*Job*. Find the lines below that contain the string "code". Copy each one.

── Data shown ──

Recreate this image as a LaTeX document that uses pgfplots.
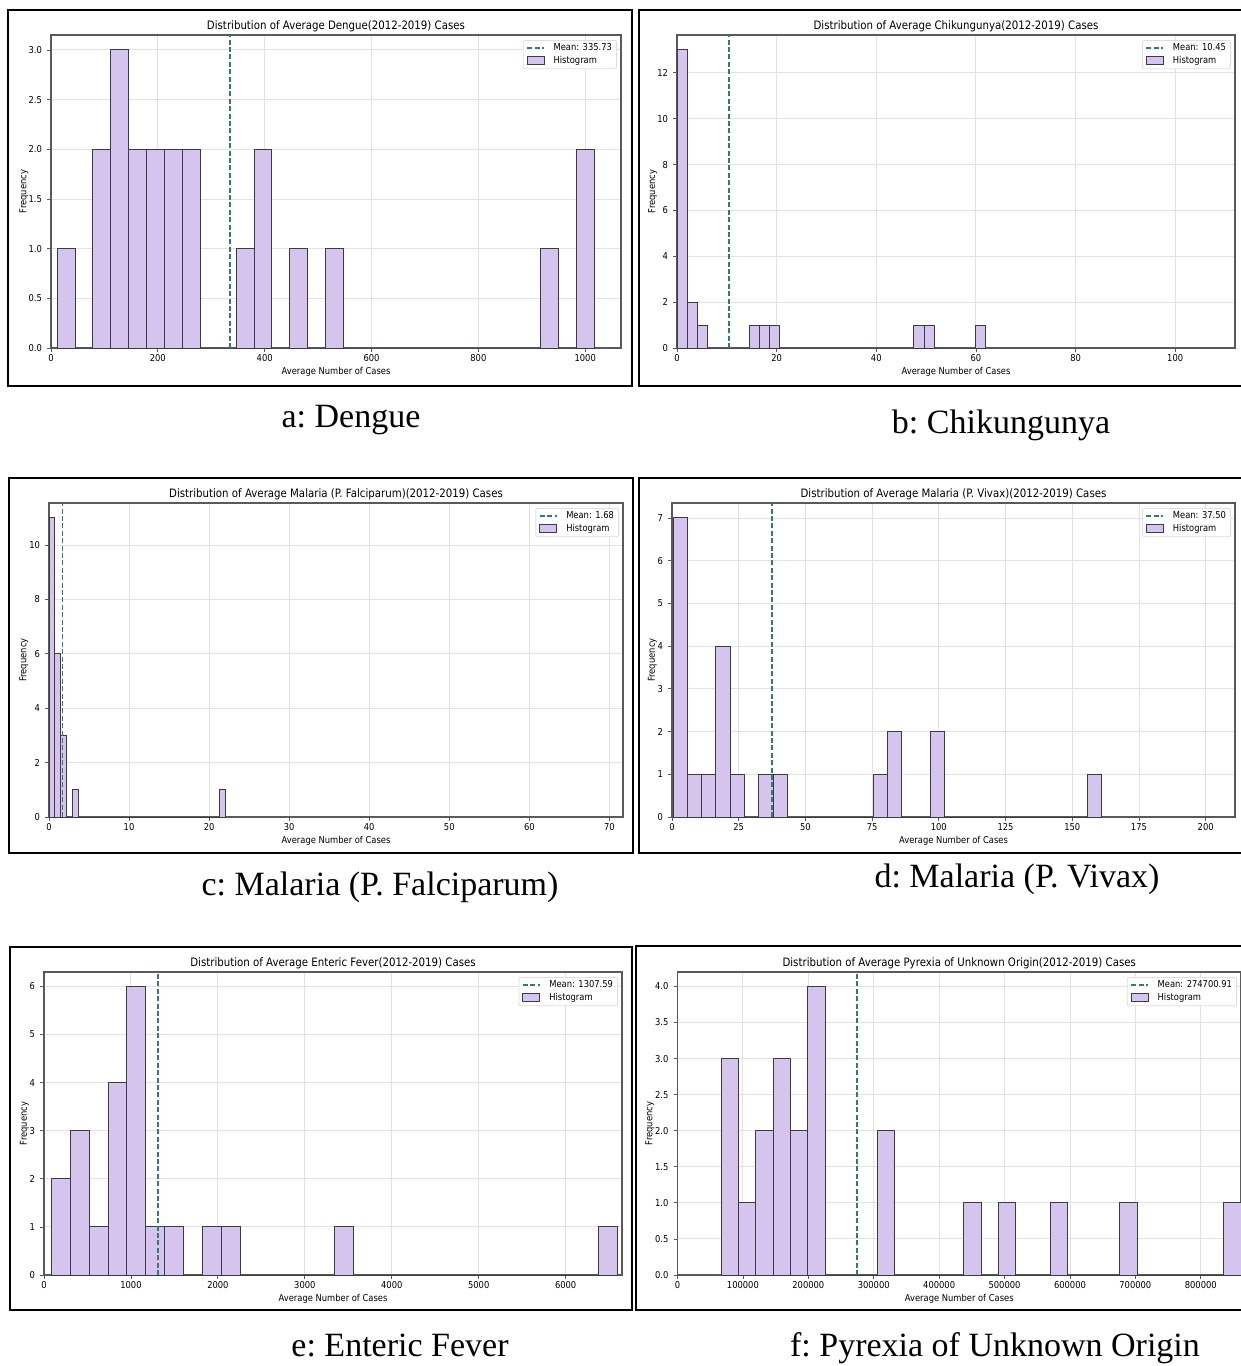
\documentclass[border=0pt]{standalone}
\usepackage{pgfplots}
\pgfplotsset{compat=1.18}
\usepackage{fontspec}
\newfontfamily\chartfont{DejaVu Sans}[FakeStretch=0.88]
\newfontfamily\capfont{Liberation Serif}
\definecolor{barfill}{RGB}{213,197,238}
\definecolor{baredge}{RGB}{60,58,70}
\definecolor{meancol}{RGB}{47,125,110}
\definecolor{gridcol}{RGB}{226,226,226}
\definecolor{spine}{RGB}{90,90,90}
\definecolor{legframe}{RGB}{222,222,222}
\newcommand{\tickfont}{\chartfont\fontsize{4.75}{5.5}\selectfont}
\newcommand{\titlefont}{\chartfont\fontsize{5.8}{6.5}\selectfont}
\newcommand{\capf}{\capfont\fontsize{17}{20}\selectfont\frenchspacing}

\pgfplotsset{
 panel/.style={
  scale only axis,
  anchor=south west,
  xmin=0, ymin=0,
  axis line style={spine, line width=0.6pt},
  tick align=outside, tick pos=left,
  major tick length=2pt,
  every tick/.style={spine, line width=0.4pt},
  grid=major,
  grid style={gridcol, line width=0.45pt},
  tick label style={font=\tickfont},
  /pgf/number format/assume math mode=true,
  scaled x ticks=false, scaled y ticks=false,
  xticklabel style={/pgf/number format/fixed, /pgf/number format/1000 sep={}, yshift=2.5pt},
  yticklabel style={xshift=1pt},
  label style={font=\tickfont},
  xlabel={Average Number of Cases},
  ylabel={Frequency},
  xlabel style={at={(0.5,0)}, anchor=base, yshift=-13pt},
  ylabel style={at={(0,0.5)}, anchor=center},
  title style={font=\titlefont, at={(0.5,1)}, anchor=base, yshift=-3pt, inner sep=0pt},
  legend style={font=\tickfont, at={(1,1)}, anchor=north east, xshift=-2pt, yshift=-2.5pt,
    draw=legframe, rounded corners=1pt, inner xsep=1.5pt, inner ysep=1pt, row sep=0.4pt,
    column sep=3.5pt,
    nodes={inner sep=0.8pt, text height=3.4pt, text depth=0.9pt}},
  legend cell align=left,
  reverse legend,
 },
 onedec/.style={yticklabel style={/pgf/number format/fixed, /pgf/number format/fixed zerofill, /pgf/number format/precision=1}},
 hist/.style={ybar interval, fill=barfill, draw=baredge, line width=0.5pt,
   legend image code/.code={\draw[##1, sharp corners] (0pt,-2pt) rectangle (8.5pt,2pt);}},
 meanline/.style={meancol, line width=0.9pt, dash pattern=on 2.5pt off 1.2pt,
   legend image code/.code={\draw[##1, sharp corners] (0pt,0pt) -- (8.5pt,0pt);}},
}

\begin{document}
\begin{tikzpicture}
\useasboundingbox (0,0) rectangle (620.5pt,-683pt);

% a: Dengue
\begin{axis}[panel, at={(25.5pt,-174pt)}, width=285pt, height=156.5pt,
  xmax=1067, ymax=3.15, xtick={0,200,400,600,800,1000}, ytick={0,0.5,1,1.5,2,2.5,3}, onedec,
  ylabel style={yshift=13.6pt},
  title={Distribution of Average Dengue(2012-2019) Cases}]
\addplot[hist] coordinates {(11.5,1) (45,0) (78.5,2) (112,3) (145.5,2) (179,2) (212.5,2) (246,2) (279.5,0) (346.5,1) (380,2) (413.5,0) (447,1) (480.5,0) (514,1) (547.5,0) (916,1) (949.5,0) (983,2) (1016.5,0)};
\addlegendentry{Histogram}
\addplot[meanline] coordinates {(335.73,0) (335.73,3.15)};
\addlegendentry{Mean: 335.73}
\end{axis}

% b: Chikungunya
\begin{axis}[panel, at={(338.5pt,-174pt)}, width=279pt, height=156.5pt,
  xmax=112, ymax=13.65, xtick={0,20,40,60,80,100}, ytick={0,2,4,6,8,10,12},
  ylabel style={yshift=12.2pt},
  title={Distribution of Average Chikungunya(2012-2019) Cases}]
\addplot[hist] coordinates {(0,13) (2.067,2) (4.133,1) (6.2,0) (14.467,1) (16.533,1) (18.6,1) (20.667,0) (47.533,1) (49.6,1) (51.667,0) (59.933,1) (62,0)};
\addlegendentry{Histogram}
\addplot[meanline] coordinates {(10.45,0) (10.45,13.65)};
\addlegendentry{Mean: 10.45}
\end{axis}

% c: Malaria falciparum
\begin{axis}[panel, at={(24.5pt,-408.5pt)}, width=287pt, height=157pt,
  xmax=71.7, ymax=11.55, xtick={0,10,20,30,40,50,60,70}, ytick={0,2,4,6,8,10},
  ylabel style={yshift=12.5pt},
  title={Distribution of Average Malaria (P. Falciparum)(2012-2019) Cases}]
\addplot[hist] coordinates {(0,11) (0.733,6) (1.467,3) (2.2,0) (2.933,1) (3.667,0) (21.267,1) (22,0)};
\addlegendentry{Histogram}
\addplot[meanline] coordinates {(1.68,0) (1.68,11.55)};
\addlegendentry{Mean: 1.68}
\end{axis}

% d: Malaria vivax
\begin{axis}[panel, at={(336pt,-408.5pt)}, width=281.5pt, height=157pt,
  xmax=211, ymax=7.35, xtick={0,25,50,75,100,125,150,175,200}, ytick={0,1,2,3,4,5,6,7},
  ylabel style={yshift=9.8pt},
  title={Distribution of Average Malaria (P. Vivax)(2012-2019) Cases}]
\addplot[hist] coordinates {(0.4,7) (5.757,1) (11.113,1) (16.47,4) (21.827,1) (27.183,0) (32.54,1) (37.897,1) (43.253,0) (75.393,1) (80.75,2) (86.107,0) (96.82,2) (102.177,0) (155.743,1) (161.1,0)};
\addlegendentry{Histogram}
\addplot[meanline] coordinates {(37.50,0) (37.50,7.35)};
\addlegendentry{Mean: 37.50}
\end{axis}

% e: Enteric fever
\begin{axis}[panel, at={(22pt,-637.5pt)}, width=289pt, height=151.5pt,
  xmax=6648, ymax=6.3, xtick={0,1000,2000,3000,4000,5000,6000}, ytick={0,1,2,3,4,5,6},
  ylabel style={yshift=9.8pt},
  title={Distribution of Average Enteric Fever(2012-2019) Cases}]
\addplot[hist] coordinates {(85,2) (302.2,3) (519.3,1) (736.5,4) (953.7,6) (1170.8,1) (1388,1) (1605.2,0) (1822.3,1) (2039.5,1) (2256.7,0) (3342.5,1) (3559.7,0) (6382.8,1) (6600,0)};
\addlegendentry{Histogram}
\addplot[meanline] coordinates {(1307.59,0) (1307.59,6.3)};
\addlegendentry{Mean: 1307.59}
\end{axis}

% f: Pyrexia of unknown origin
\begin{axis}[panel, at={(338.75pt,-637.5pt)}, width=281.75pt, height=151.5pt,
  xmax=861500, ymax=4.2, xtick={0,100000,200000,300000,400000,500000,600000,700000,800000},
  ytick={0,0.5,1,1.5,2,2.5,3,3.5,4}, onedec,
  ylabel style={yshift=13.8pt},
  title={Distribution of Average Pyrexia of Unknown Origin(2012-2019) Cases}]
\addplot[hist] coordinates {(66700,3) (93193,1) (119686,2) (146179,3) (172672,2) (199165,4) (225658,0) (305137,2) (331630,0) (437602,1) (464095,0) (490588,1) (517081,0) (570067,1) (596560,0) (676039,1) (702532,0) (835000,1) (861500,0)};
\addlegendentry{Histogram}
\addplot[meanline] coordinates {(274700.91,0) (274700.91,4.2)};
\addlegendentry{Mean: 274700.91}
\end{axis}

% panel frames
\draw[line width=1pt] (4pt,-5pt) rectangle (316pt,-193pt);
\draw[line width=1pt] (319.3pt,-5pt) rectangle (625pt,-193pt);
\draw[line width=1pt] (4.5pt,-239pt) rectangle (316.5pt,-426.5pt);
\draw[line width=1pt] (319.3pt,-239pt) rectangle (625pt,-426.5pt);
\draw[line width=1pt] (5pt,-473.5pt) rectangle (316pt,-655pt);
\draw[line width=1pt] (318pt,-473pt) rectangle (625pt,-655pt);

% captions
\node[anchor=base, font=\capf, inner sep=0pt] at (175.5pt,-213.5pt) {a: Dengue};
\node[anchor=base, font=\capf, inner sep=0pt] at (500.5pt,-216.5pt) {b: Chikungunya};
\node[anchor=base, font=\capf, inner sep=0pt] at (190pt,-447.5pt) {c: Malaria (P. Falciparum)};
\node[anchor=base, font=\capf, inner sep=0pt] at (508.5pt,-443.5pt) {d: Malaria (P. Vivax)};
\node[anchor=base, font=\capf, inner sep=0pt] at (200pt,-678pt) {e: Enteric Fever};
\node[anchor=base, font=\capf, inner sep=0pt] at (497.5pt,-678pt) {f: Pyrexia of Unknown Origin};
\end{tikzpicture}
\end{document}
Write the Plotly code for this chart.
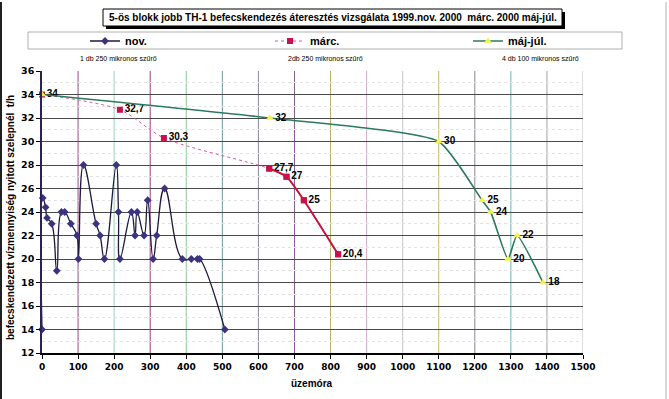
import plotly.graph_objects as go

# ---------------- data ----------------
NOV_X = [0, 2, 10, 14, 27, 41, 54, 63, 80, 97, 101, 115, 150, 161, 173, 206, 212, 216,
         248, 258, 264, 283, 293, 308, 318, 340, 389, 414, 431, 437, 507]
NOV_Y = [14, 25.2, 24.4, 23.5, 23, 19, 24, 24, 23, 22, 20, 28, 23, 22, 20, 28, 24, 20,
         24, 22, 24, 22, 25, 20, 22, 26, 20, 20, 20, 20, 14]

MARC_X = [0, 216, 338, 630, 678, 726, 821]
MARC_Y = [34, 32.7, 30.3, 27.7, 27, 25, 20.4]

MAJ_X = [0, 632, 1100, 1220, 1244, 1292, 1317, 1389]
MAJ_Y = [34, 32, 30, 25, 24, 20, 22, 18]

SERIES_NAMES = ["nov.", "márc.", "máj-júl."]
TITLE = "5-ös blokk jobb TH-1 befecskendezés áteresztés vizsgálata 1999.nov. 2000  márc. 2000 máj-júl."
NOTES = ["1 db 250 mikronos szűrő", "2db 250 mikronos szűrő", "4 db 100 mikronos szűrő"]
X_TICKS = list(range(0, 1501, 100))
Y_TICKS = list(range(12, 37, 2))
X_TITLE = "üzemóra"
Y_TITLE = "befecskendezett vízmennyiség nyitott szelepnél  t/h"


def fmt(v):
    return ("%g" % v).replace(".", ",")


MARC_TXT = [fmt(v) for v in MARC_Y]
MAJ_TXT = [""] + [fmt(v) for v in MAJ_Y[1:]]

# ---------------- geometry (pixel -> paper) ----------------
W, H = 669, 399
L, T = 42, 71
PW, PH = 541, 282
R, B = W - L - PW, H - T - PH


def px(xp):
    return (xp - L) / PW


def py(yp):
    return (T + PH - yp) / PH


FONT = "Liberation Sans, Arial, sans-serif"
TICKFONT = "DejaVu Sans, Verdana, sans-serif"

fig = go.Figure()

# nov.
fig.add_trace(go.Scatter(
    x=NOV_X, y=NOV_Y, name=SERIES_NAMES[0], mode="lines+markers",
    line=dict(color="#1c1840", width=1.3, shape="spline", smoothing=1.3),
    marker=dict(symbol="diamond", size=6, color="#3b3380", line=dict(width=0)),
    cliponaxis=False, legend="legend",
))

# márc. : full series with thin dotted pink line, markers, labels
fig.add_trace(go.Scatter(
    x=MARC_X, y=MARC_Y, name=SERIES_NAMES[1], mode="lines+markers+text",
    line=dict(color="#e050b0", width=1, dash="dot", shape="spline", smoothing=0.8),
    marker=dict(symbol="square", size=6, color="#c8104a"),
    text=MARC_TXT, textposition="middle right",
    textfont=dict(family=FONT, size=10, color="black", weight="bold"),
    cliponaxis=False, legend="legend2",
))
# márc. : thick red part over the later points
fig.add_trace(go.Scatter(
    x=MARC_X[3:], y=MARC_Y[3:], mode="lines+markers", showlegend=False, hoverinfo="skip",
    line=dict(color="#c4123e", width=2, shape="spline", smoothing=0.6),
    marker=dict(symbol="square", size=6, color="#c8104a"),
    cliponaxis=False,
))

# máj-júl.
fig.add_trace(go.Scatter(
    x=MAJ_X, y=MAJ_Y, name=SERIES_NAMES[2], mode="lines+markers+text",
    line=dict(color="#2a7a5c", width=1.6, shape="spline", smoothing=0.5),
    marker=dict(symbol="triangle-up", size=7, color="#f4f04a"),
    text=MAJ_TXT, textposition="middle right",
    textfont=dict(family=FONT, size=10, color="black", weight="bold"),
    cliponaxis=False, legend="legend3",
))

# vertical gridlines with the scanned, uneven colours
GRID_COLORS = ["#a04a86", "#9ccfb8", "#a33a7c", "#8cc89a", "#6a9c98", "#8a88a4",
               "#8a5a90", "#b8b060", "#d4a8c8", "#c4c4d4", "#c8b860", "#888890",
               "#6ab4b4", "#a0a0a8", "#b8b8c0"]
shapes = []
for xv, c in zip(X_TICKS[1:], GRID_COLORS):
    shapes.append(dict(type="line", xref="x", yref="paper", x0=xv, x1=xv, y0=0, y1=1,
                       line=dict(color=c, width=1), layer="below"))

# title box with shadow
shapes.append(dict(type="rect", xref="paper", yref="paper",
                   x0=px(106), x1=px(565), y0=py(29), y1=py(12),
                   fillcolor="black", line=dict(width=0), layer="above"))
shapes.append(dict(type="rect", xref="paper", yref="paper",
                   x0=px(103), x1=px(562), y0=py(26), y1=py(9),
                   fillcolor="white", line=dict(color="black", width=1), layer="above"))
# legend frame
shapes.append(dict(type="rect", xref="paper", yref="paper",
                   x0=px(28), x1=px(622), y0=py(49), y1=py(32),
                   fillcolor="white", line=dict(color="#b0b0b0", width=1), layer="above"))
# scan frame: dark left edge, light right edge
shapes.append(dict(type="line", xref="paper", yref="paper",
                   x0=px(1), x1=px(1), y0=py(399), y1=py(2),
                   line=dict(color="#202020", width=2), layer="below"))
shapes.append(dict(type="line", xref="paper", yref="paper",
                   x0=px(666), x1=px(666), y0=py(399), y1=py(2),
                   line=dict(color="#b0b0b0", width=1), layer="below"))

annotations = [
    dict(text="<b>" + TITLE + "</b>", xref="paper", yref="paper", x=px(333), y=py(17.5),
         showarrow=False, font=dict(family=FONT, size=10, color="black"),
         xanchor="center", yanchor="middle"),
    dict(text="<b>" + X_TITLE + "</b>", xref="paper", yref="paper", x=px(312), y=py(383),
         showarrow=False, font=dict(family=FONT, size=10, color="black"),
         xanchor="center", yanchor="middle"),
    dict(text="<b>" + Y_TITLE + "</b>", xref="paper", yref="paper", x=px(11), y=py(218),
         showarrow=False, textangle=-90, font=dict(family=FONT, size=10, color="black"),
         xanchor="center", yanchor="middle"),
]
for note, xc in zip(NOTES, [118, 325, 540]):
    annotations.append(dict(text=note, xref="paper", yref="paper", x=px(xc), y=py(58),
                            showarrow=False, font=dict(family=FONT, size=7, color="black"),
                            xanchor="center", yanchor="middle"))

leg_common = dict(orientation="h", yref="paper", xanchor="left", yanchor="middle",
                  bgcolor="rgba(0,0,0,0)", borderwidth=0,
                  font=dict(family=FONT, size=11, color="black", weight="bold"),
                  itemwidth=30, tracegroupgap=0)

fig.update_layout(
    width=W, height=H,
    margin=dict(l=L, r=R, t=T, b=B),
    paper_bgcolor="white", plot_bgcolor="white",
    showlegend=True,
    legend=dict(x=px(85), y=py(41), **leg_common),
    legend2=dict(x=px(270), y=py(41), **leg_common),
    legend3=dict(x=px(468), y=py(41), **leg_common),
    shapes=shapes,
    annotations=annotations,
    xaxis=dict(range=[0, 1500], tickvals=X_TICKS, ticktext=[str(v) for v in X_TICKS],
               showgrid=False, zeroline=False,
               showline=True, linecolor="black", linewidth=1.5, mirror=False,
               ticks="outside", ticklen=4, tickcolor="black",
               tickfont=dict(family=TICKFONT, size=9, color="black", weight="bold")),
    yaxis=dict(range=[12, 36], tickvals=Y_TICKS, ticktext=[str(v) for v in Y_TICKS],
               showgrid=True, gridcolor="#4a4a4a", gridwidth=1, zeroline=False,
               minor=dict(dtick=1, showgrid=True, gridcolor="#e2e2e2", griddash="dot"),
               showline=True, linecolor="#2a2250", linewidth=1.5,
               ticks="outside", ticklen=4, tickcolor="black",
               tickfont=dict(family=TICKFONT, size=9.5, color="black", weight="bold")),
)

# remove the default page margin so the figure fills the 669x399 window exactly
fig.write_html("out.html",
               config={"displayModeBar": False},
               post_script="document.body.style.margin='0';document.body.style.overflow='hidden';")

───

*Exercise output*.
   legend image code/.code={\draw[##1, sharp corners] (0pt,-2pt) rectangle (8.5pt,2pt);}},
   legend image code/.code={\draw[##1, sharp corners] (0pt,0pt) -- (8.5pt,0pt);}},
Write the Plotly code for this chart.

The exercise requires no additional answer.